Sudan’s First Vice-President, Awad Ibn Ouf, will now head the delegation to the League’s annual summit on Sunday, the first time the meeting has been held in Tunisia since the revolution that ousted Zein El-Abidine Ben Ali in 2011.

The announcement comes a day after HRW called on Tunisian authorities to meet their commitments to international law and arrest Al-Bashir on entering the country. The Sudanese premier is wanted by the International Criminal Court (ICC) on ten charges of war crimes, genocide, and crimes against humanity, relating to the conflict in Sudan’s western Darfur region.

“The ICC relies on its member states like Tunisia for cooperation in the surrender of suspects to be effective.
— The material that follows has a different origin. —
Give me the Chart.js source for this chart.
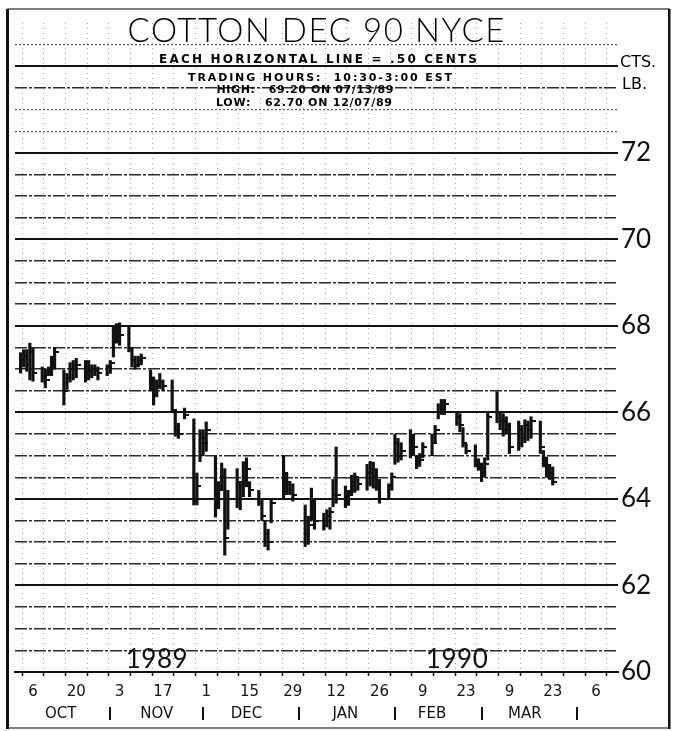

Darfur victims, hundreds of thousands of whom have lived in refugee or displaced person camps for well over a decade, deserve to see Al-Bashir face justice at long last,” Elise Keppler, associate international justice director at HRW said.

In July 2011, Tunisia became the first North African country to sign up to the ICC and ratify the Rome Statute, meaning that they are willing to refer relevant crimes to the court. Al-Bashir’s visit would have put that commitment to the test for the first time, a risk he now seems unwilling to take.

Last year, the ICC concluded that Jordan – which is also a member state – had defied its international obligations to arrest Al-Bashir, who visited the country for the previous Arab League summit. The Hague sent its finding to the UN Security Council for further action.

However, in September Jordan appealed the decision, claiming that the Kingdom “regards Omar Al-Bashir as a sitting head of state and therefore immune to arrest” based on the international legal principle of comity between states; the case is pending before an ICC appeals chamber.

Despite being wanted since 2009, Al-Bashir frequently travels around the world; the number of trips peaked in 2015 when he made 27 overseas visits, followed by 24 in 2017 and 23 in 2016. He often travels to countries that are not full signatories to the Rome Statute, including Saudi Arabia, Ethiopia and Qatar, but has also visited full members such as South Africa and Uganda.